If you’re an entrepreneur who just received their first business card credit, welcome aboard. You stand among the 67 percent of businesses that use a credit card for work-related expenses. Now you’re keeping business expenses separate from your personal ones and reaping benefits like cashback or rewards. Good call! However, before you begin swiping (or inserting) that piece of plastic, it’s important to implement good credit card security practices — especially with regard to credit card access.
Read on for handy tips on getting smart with your business credit cards, looking at everything from determining who gets access to cards, to tracking expenses and setting up spending limits. You know, all the basics for keeping your business credit healthy.

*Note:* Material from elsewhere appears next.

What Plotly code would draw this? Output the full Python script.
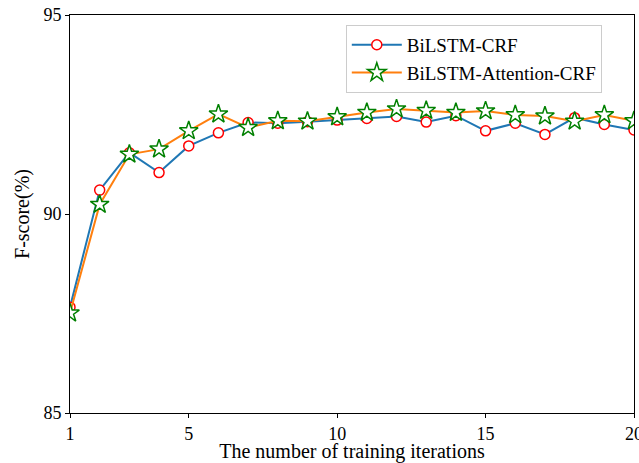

What you should know about giving employees credit card access
Adding an employee as an authorized user of your business credit card is a big deal, regardless of the size of your operation. Handing over credit card access shows there is an understanding and trust between the employer and employee. But, even then, guidelines should be established for credit card security and use.
If you’ve never set up any guidelines for your employees, here are a few areas to focus on defining:
Put it in writing
Create a written agreement for each employee to sign and follow before granting credit card access. Lay out rules for what they can charge on the account. Determine the spending limit, and how expenses will be tracked and reviewed (which I’ll discuss more about in a bit). Depending on who gets access to the cards, you may tailor this for each employee based on of their department’s specific needs.
Who gets a card?
This decision is one that every business owner must make based on the character and judgment of employees who get credit card access. If a team member has been acting like they’ll jump ship, you might want to avoid giving them a card. Try to allocate multiple credit cards to several trustworthy people, across departments like IT, billing and marketing. Be sure to make arrangements for credit card security with your card issuer, to set up notifications if you are on auto-renew, and if your card is lost or stolen.
Check their credit
According to CreditCards.com, it is not uncommon for some card issuers to check employees’ credit before they become authorized users on an account. Find out what the rules are for this kind of process. They might depend on things like how frequently employees’ credit is monitored, or whether the business account is included in employees’ personal credit histories.
Establishing credit limits and tracking expenses
Key areas in a business credit card agreement include the credit limit and how expenses are tracked and reviewed. Every department in an organization is different, so their credit limits should reflect this. Establish limits on a daily and monthly basis to ensure that spending doesn’t get out of control. You may also consider raising limits during months where business is fast-paced, and then decreasing them during a lull.
Just like you would with a personal card, keep track of expenses with your business credit card.
Some cards, like the American Express Plum card, provide spreadsheets and charts that allow you to track and categorize the expenses of employees with credit card access.
If you’d like to keep this kind of information internal, consider creating an in-house system to review expense reports with your teams. Make sure all employees hang on to their receipts in the event of discrepancies, and understand the importance of submitting expense reports on time to ensure bills are paid. Running late on payments does more than ding your business with late charges. It can even reveal which employees were responsible for lagging during a given month — which can, unfortunately, make you see them as liabilities.
Another alternative to granting credit card access
We aren’t talking about personal credit cards. In my experience, prepaid gift cards can be fantastic alternatives to handing over credit card access to employees. You’ll find these gift cards in virtually any grocery store, in varying increments. With prepaid gift cards, the limits are easily controlled, employees don’t need to spend their own money, and if the card is accidentally misplaced, credit card security doesn’t become a huge issue.
There’s usually a broad area between expectations and reality when you give employees credit card access. Make sure your team knows up front that this kind of privilege is a big responsibility. Let them know how it will be evaluated, the importance of credit card security, and then present alternatives to handling business credit cards, should you need them.